= Bush Pioneer =

Political bundlers supporting George W. Bush

Bush Pioneers are people who gathered $100,000 for George W. Bush's 2000 or 2004 presidential campaign. Two new levels, Bush Rangers and Super Rangers, were bestowed upon supporters who gathered $200,000+ or $300,000+, respectively, for the 2004 campaign, after the 2002 McCain–Feingold campaign finance law raised hard money contribution limits. This was done through the practice of "bundling" contributions. There were 221 Rangers and 327 Pioneers in the 2004 campaign and 241 Pioneers in the 2000 campaign (550 pledged to try). A fourth level, Bush Mavericks, was used to identify fundraisers under 40 years of age who bundled more than $50,000.

The Pioneer system was devised by Karl Rove. The network has roots in Texan GOP donor lists compiled by Rove, whose political roots are in direct-mail solicitation in the 1980s.

Nineteen of the original Pioneers became ambassadors in 2001. Six Pioneers have been convicted of politics-related crimes.

Pioneers were involved in the 2008 U.S. Presidential election. An analysis in 2006 found that 12 were supporting Rudy Giuliani, 21 supporting John McCain, and 16 supporting Mitt Romney. A July 2008 report found fewer than half of the 2004 Pioneers and Rangers had yet contributed their own money to McCain.

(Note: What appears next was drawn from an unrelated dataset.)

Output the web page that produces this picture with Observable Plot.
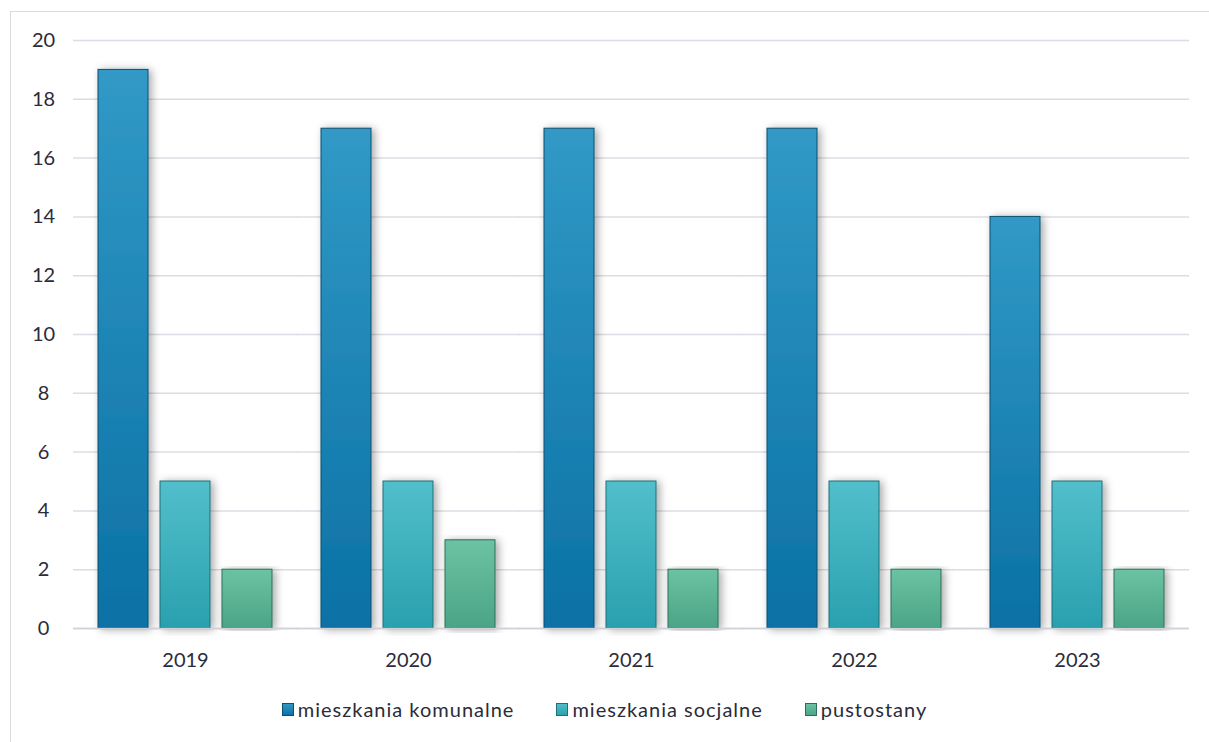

== Prominent Pioneers, Rangers and Mavericks ==
- Roland Arnall, founder of Ameriquest and former Ambassador to the Netherlands
- James A. Baker IV, son of James Baker
- Haley Barbour, Governor of Mississippi and former Republican National Committee Chairman
- Marvin Pierce Bush
- William DeWitt, Jr. of Cincinnati, head of an investment firm and co-owner of the St. Louis Cardinals
- Richard J. Egan, billionaire from Hopkinton, Massachusetts; founder of EMC Corp. and United States Ambassador to Ireland 2001–2003; his sons, Christopher and Michael, are also Bush Pioneers.
- Donald Evans
- Sam Fox, national chairman of the Republican Jewish Coalition
- Frank E. Fowler, art dealer from Lookout Mountain, Tennessee who represents the Andrew Wyeth estate
- James H. Harless, coal baron.
- Dennis Hastert, former Speaker of the House
- Ray Lee Hunt
- Ken Lay, former Enron CEO
- David B. Montgomery, Founder of Montgomery Law Firm (Houston)
- Robert Mosbacher, Mosbacher Energy Company
- Andrew Bissell
- Joe O'Neill, Texas oilman who introduced Mr. Bush to his wife, Laura
- David M. Miner, State Representative of North Carolina
- George E. Pataki, former Governor of New York State.
- Stephen Payne (lobbyist)
- Francis Rooney, United States Ambassador to the Holy See
- Robert Rowling
- Andrew Saul, Chairman of the Federal Retirement Thrift Investment Board
- Stephen A. Schwarzman, Chairman and CEO of private equity firm Blackstone Group
- Alex Spanos, Stockton, California real estate developer and owner of the San Diego Chargers.
- Nate Morris, CEO of Rubicon
- Craig Roberts Stapleton
- Jerry Weintraub, film producer, including Nashville and Ocean's Eleven.
- Jim Wilkinson
- Charles Wyly and Sam Wyly, Texas brothers who collectively represented Bush's 9th greatest career contributor.
- Aldona Wos, Physician, later United States Ambassador to Estonia, and wife of future U.S. Postmaster General Louis DeJoy.